To illustrate the failings of the requirement’s goals, I can speak from personal experience. During my final two semesters taking Spanish, I earned an A- in both “Intermediate Spanish” and “Advanced Intermediate Spanish.” I note this not to brag, but to acknowledge that by the department’s own standards I demonstrated a high level of understanding of the language. However, the truth of the matter is that my alleged proficiency in Spanish was a complete illusion, a fantasy fed by positive test scores that disintegrated as soon as the outside world challenged my knowledge. This summer I spent my weekdays working directly with two El Salvadoran laborers, driving with them for extended periods of time and working side by side throughout the day. And my Spanish education proved utterly useless. Attempting to converse in Spanish was laborious, and my efforts to simply understand their conversations was a lost cause. Despite the University’s best efforts, its language requirement produced no discernible benefits. Rather than teaching me a valuable skill, it deprived me of taking other classes I find more engaging that instill lessons I carry beyond the biweekly chapter test.

Yet beyond my belief that the language requirement is unfair to students because of its relatively high opportunity cost, the requirement is also unfair to Spanish professors. The College mandate ensures that every classroom from the 1010 to the 2020 level is filled with a high percentage of students devoid of any desire to be there. This inflicts a devastating blow to classroom morale, as students typically excited to explore subjects of their choosing find themselves instead trying to decipher languages they know they will never fully understand.
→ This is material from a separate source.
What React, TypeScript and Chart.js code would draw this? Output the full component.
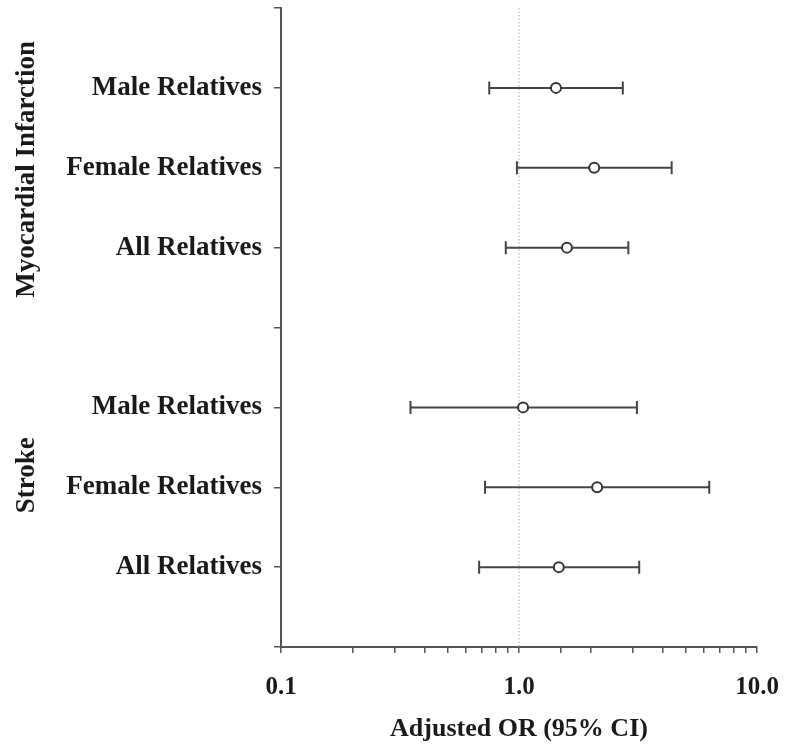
import React, { useEffect, useRef } from 'react';
import { Chart, registerables } from 'chart.js';

Chart.register(...registerables);

const rowLabels = ['', 'Male Relatives', 'Female Relatives', 'All Relatives', '', 'Male Relatives', 'Female Relatives', 'All Relatives', ''];
const groupLabels = ['Myocardial Infarction', 'Stroke'];
const rowIndex = [1, 2, 3, 5, 6, 7];
const orValues = [1.43, 2.07, 1.59, 1.04, 2.13, 1.47];
const ciLow = [0.75, 0.98, 0.88, 0.35, 0.72, 0.68];
const ciHigh = [2.73, 4.38, 2.88, 3.13, 6.3, 3.2];
const xTickLabels: Record<string, string> = { '-1': '0.1', '0': '1.0', '1': '10.0' };

const FONT = "'Liberation Serif', 'Times New Roman', serif";
const AXIS = '#555';
const TEXT = '#1a1a1a';

const forestPlugin = {
  id: 'forest',
  beforeDatasetsDraw(chart: any) {
    const { ctx, chartArea } = chart;
    const x = chart.scales.x;
    const y = chart.scales.y;
    ctx.save();
    ctx.strokeStyle = '#aaa';
    ctx.lineWidth = 1;
    ctx.setLineDash([1.5, 2]);
    const px = x.getPixelForValue(1);
    ctx.beginPath();
    ctx.moveTo(px, chartArea.top);
    ctx.lineTo(px, chartArea.bottom);
    ctx.stroke();
    ctx.setLineDash([]);
    ctx.strokeStyle = '#444';
    ctx.lineWidth = 2;
    rowIndex.forEach((r, i) => {
      const yy = y.getPixelForValue(r);
      const x0 = x.getPixelForValue(ciLow[i]);
      const x1 = x.getPixelForValue(ciHigh[i]);
      ctx.beginPath();
      ctx.moveTo(x0, yy);
      ctx.lineTo(x1, yy);
      ctx.moveTo(x0, yy - 6.5);
      ctx.lineTo(x0, yy + 6.5);
      ctx.moveTo(x1, yy - 6.5);
      ctx.lineTo(x1, yy + 6.5);
      ctx.stroke();
    });
    ctx.restore();
  },
  afterDraw(chart: any) {
    const { ctx } = chart;
    const y = chart.scales.y;
    const centers = [2.02, 5.85];
    ctx.save();
    ctx.fillStyle = TEXT;
    ctx.font = `bold 27px ${FONT}`;
    ctx.textAlign = 'center';
    ctx.textBaseline = 'middle';
    groupLabels.forEach((g, i) => {
      ctx.save();
      ctx.translate(27, y.getPixelForValue(centers[i]));
      ctx.rotate(-Math.PI / 2);
      ctx.fillText(g, 0, 0);
      ctx.restore();
    });
    ctx.restore();
  },
};

export default function App() {
  const ref = useRef<HTMLCanvasElement | null>(null);
  useEffect(() => {
    if (!ref.current) return;
    const chart = new Chart(ref.current, {
      type: 'scatter',
      data: {
        datasets: [
          {
            data: orValues.map((v, i) => ({ x: v, y: rowIndex[i] })),
            pointRadius: 5,
            pointHoverRadius: 5,
            pointBackgroundColor: '#fff',
            pointBorderColor: '#333',
            pointBorderWidth: 2,
            showLine: false,
          },
        ],
      },
      options: {
        animation: false,
        responsive: false,
        maintainAspectRatio: false,
        layout: { padding: { top: 8, right: 30, left: 0, bottom: 0 } },
        plugins: { legend: { display: false }, tooltip: { enabled: false } },
        scales: {
          x: {
            type: 'logarithmic',
            min: 0.1,
            max: 10,
            position: 'bottom',
            grid: { drawOnChartArea: false, drawTicks: true, tickLength: 6, color: AXIS, lineWidth: 1.5 },
            border: { display: true, color: AXIS, width: 2 },
            ticks: {
              autoSkip: false,
              maxRotation: 0,
              padding: 20,
              color: TEXT,
              font: { family: FONT, weight: 'bold', size: 25 },
              callback: (value: any) => {
                const l = Math.log10(Number(value));
                const r = Math.round(l);
                if (Math.abs(l - r) < 1e-6) return xTickLabels[String(r)] ?? '';
                return '';
              },
            },
            title: {
              display: true,
              text: 'Adjusted OR (95% CI)',
              color: TEXT,
              font: { family: FONT, weight: 'bold', size: 26 },
              padding: { top: 0, bottom: 4 },
            },
            afterFit: (s: any) => {
              s.height = 102;
              s.paddingLeft = 0;
              s.paddingRight = 0;
            },
          },
          y: {
            type: 'linear',
            min: 0,
            max: 8,
            reverse: true,
            grid: { drawOnChartArea: false, drawTicks: true, tickLength: 7, color: AXIS, lineWidth: 1.5 },
            border: { display: true, color: AXIS, width: 2 },
            ticks: {
              stepSize: 1,
              autoSkip: false,
              padding: 12,
              color: TEXT,
              font: { family: FONT, weight: 'bold', size: 27 },
              callback: (value: any) => rowLabels[Math.round(Number(value))] ?? '',
            },
            afterFit: (s: any) => {
              s.width = 281;
              s.paddingTop = 0;
              s.paddingBottom = 0;
            },
          },
        },
      } as any,
      plugins: [forestPlugin],
    });
    return () => chart.destroy();
  }, []);
  return (
    <div style={{ position: 'absolute', left: 0, top: 0, width: 787, height: 749, background: '#fff' }}>
      <canvas ref={ref} width={787} height={749} />
    </div>
  );
}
Lacking any motivation other than GPA preservation to excel in the course, students are incentivized to put in no more than the bare minimum to achieve the grade they want, hardly producing a positive atmosphere for a teacher. As any student of Lee Coppock can attest, people respond to incentives. The language requirement, unfortunately, incentivizes cramming over comprehension.

Fortunately there is a solution, one that bridges the gap between the two extremes of an outright abolishment, destined to elicit an uproar from language departments, and a mere expansion of the requirement to the 3000 levels in a quixotic attempt to coerce students into fluency. The College should restructure the foreign language competency requirement to resemble the natural sciences and mathematics area requirement. This proposal allows language departments to maintain their staffs, as it still requires students to take 12 credits in a foreign language field, but rather than mandate that each course belong to the same language department, it permits students to explore various languages. For example, instead of taking Spanish through the 2020 level, I could take Spanish 1010 and 1020, Chinese 1010, and German 1010. Not only does this dispense with the absurd notion that passing 2020 somehow bestows real world competence, it improves the chance that students enrolled in language courses are at least somewhat interested in the courses of their choosing.

While this proposal is not bulletproof, it addresses each of the other aforementioned arguments in favor of the language requirement. This proposal maintains the teaching staff sizes of language departments; it preserves the sentimentalist’s belief that exploring languages is inherently valuable; and it even expands upon the goal of nudging students into discovering new interests by encouraging students to study a greater range of languages. Restructuring the requirement is a simple step likely to vastly increase students’ and professors’ satisfaction in the classroom.

Matt Winesett is a Viewpoint writer.